Half Rabbit (Local Whispers 2): Maria Castro, Experimenter En Couleur, Leslie Deere, Felicity Ford, Yan Jun, Christian Krupa, Catherine Shakespeare Lane, Alex McLean, Christopher Moon, Ruan Qianrui, Neil Webb, Ron Wright

Platform China, No. 319-1, East End Art Zone A, Caochangdi Village, Chaoyang District, Beijing 100015, China

5 June – 3 July, 2011

The title Half Rabbit here refers to the fact that we are now half way through the Year of the Rabbit, in the Chinese calendar. The animal years represented in the Chinese zodiac run in 12-year sequences, so for anyone born in a “Rabbit” year, the current annual cycle is a particularly auspicious time. Following the custom of reading one’s prospects based when you are born, the theme for Half Rabbit attempted to address issues of identity and fortune.

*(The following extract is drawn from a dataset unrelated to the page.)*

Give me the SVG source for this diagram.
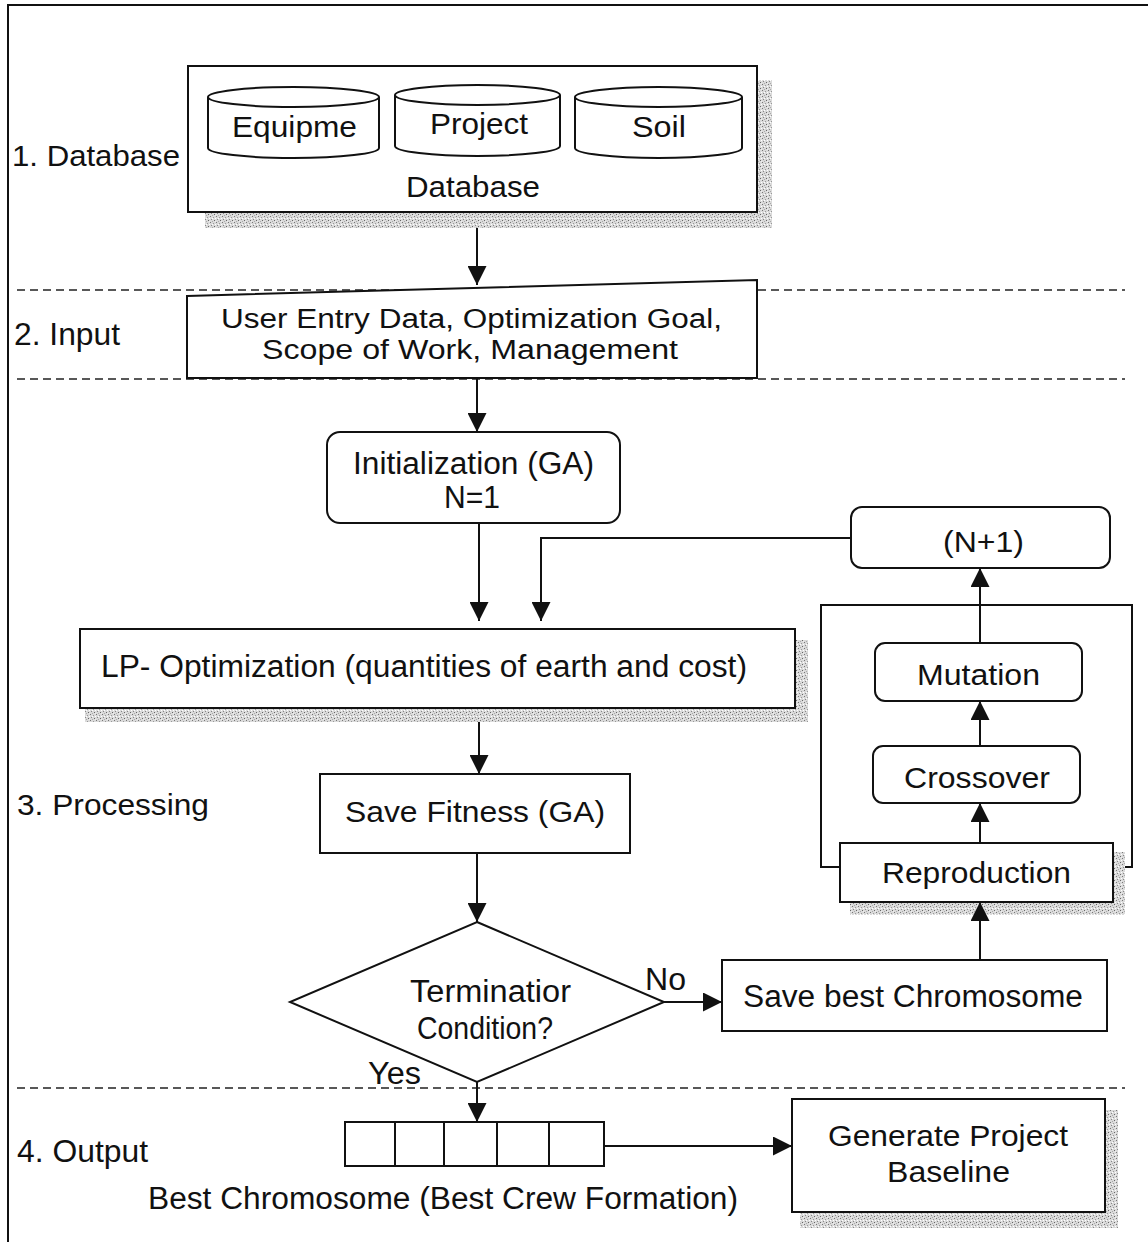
<svg xmlns="http://www.w3.org/2000/svg" width="1148" height="1242" viewBox="0 0 1148 1242">
  <style>
    .box { fill: #fff; stroke: #111; stroke-width: 2; }
    .t { font-family: "Liberation Sans", Arial, sans-serif; font-size: 29px; fill: #111; }
    .n { font-size: 31px; }
    .s { font-size: 27px; }
    .dash { stroke: #222; stroke-width: 1.6; stroke-dasharray: 8 5; fill: none; }
    .wire { stroke: #111; stroke-width: 2; fill: none; }
    .shadow { fill: url(#stipple); }
  </style>
  <defs>
    <marker id="arrow" viewBox="0 0 10 10" refX="10" refY="5" markerWidth="19" markerHeight="19" markerUnits="userSpaceOnUse" orient="auto">
      <path d="M0,0 L10,5 L0,10 z" fill="#111"/>
    </marker>
    <!-- speckled grey used for drop shadows -->
    <pattern id="stipple" width="6" height="6" patternUnits="userSpaceOnUse">
      <rect width="6" height="6" fill="#dadada"/>
      <rect x="0" y="0" width="1" height="1" fill="#777"/>
      <rect x="3" y="1" width="1" height="1" fill="#999"/>
      <rect x="1" y="3" width="1" height="1" fill="#888"/>
      <rect x="4" y="4" width="1" height="1" fill="#666"/>
      <rect x="2" y="5" width="1" height="1" fill="#aaa"/>
      <rect x="5" y="2" width="1" height="1" fill="#fff"/>
      <rect x="2" y="2" width="1" height="1" fill="#fff"/>
      <rect x="5" y="5" width="1" height="1" fill="#eee"/>
    </pattern>
  </defs>

  <rect width="1148" height="1242" fill="#fff"/>

  <!-- outer frame (top and left edges) -->
  <path d="M8,1242 V5 H1148" class="wire"/>

  <!-- stage separators -->
  <g id="separators">
    <line x1="17" y1="290" x2="1125" y2="290" class="dash"/>
    <line x1="17" y1="379" x2="1125" y2="379" class="dash"/>
    <line x1="17" y1="1088" x2="1125" y2="1088" class="dash"/>
  </g>

  <!-- stage labels -->
  <g id="stage-labels">
    <text class="t" x="12" y="166" textLength="168" lengthAdjust="spacingAndGlyphs">1. Database</text>
    <text class="t n" x="14" y="345" textLength="106" lengthAdjust="spacingAndGlyphs">2. Input</text>
    <text class="t" x="17" y="815" textLength="192" lengthAdjust="spacingAndGlyphs">3. Processing</text>
    <text class="t n" x="17" y="1162" textLength="131" lengthAdjust="spacingAndGlyphs">4. Output</text>
  </g>

  <!-- database container with three tables -->
  <g id="database">
    <rect class="shadow" x="757" y="80" width="15" height="148"/>
    <rect class="shadow" x="205" y="212" width="567" height="16"/>
    <rect class="box" x="188" y="66" width="569" height="146"/>
    <g id="db-equipment">
      <path class="box" d="M208,97 V148 A85.5,10 0 0 0 379,148 V97 A85.5,10 0 0 0 208,97 A85.5,10 0 0 0 379,97"/>
      <text class="t" x="232" y="137" textLength="125" lengthAdjust="spacingAndGlyphs">Equipme</text>
    </g>
    <g id="db-project">
      <path class="box" d="M395,95 V146 A82.5,10 0 0 0 560,146 V95 A82.5,10 0 0 0 395,95 A82.5,10 0 0 0 560,95"/>
      <text class="t" x="430" y="134" textLength="98" lengthAdjust="spacingAndGlyphs">Project</text>
    </g>
    <g id="db-soil">
      <path class="box" d="M575,97 V148 A83.5,10 0 0 0 742,148 V97 A83.5,10 0 0 0 575,97 A83.5,10 0 0 0 742,97"/>
      <text class="t" x="632" y="137" textLength="54" lengthAdjust="spacingAndGlyphs">Soil</text>
    </g>
    <text class="t" x="406" y="197" textLength="134" lengthAdjust="spacingAndGlyphs">Database</text>
  </g>

  <!-- manual input -->
  <g id="input">
    <polygon class="box" points="187,296 757,280 757,378 187,378"/>
    <text class="t s" x="221" y="328" textLength="501" lengthAdjust="spacingAndGlyphs">User Entry Data, Optimization Goal,</text>
    <text class="t s" x="262" y="359" textLength="416" lengthAdjust="spacingAndGlyphs">Scope of Work, Management</text>
  </g>

  <g id="init">
    <rect class="box" x="327" y="432" width="293" height="91" rx="13"/>
    <text class="t n" x="353" y="474" textLength="241" lengthAdjust="spacingAndGlyphs">Initialization (GA)</text>
    <text class="t n" x="444" y="508" textLength="56" lengthAdjust="spacingAndGlyphs">N=1</text>
  </g>

  <g id="next-gen">
    <rect class="box" x="851" y="507" width="259" height="61" rx="11"/>
    <text class="t" x="943" y="552" textLength="81" lengthAdjust="spacingAndGlyphs">(N+1)</text>
  </g>

  <g id="lp">
    <rect class="shadow" x="795" y="640" width="13" height="82"/>
    <rect class="shadow" x="85" y="708" width="723" height="14"/>
    <rect class="box" x="80" y="629" width="715" height="79"/>
    <text class="t n" x="101" y="677" textLength="646" lengthAdjust="spacingAndGlyphs">LP- Optimization (quantities of earth and cost)</text>
  </g>

  <!-- genetic operators container -->
  <g id="ga-ops">
    <rect class="wire" x="821" y="605" width="311" height="262"/>
  </g>

  <g id="mutation">
    <rect class="box" x="875" y="643" width="207" height="58" rx="10"/>
    <text class="t" x="917" y="685" textLength="123" lengthAdjust="spacingAndGlyphs">Mutation</text>
  </g>

  <g id="crossover">
    <rect class="box" x="873" y="746" width="207" height="57" rx="10"/>
    <text class="t" x="904" y="788" textLength="146" lengthAdjust="spacingAndGlyphs">Crossover</text>
  </g>

  <g id="reproduction">
    <rect class="shadow" x="1113" y="852" width="12" height="63"/>
    <rect class="shadow" x="850" y="902" width="275" height="13"/>
    <rect class="box" x="840" y="843" width="273" height="59"/>
    <text class="t" x="882" y="883" textLength="189" lengthAdjust="spacingAndGlyphs">Reproduction</text>
  </g>

  <g id="save-fitness">
    <rect class="box" x="320" y="774" width="310" height="79"/>
    <text class="t" x="345" y="822" textLength="260" lengthAdjust="spacingAndGlyphs">Save Fitness (GA)</text>
  </g>

  <g id="termination">
    <polygon class="box" points="477,922 664,1002 477,1082 290,1002"/>
    <text class="t n" x="410" y="1002" textLength="161" lengthAdjust="spacingAndGlyphs">Terminatior</text>
    <text class="t n" x="417" y="1039" textLength="136" lengthAdjust="spacingAndGlyphs">Condition?</text>
  </g>

  <g id="save-best">
    <rect class="box" x="722" y="960" width="385" height="71"/>
    <text class="t n" x="743" y="1007" textLength="340" lengthAdjust="spacingAndGlyphs">Save best Chromosome</text>
  </g>

  <g id="best-chromosome">
    <rect class="box" x="345" y="1122" width="259" height="44"/>
    <path class="wire" d="M395,1122 V1166 M444,1122 V1166 M497,1122 V1166 M549,1122 V1166"/>
    <text class="t n" x="148" y="1209" textLength="590" lengthAdjust="spacingAndGlyphs">Best Chromosome (Best Crew Formation)</text>
  </g>

  <g id="baseline">
    <rect class="shadow" x="1105" y="1110" width="13" height="118"/>
    <rect class="shadow" x="800" y="1212" width="318" height="16"/>
    <rect class="box" x="792" y="1099" width="313" height="113"/>
    <text class="t" x="828" y="1146" textLength="240" lengthAdjust="spacingAndGlyphs">Generate Project</text>
    <text class="t" x="887" y="1182" textLength="123" lengthAdjust="spacingAndGlyphs">Baseline</text>
  </g>

  <!-- connectors -->
  <g id="connectors" class="wire">
    <path d="M477,228 V285" marker-end="url(#arrow)"/>
    <path d="M477,379 V432" marker-end="url(#arrow)"/>
    <path d="M479,523 V621" marker-end="url(#arrow)"/>
    <path d="M851,538 H541 V621" marker-end="url(#arrow)"/>
    <path d="M479,722 V774" marker-end="url(#arrow)"/>
    <path d="M477,853 V922" marker-end="url(#arrow)"/>
    <path d="M664,1002 H722" marker-end="url(#arrow)"/>
    <path d="M980,960 V902" marker-end="url(#arrow)"/>
    <path d="M980,843 V803" marker-end="url(#arrow)"/>
    <path d="M980,746 V701" marker-end="url(#arrow)"/>
    <path d="M980,643 V568" marker-end="url(#arrow)"/>
    <path d="M477,1082 V1122" marker-end="url(#arrow)"/>
    <path d="M604,1146 H792" marker-end="url(#arrow)"/>
  </g>

  <g id="branch-labels">
    <text class="t n" x="645" y="990" textLength="41" lengthAdjust="spacingAndGlyphs">No</text>
    <text class="t n" x="368" y="1084" textLength="53" lengthAdjust="spacingAndGlyphs">Yes</text>
  </g>
</svg>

This was planned to be the return section of Local Whispers, an exchange project between Audio Architecture in the UK and SubJam in China. The first part having taken place in January at the Victoria & Albert Museum in London, the follow-up show at Platform China was to have seen the British artists collaborate with their Chinese counterparts. These collaborative efforts are often promoted as a way to use cultural activities to improve relations between countries. But this does not easily happen without a suitable environment in which foster such a result, and how much it occurs in practice very much depends on local conditions and effective support from both ends.

As it happened, unforeseen circumstances complicated the return of this show to China, and although there was a strong group of artists and great potential, the divided nature of the title could equally refer to the half-fulfilled final product.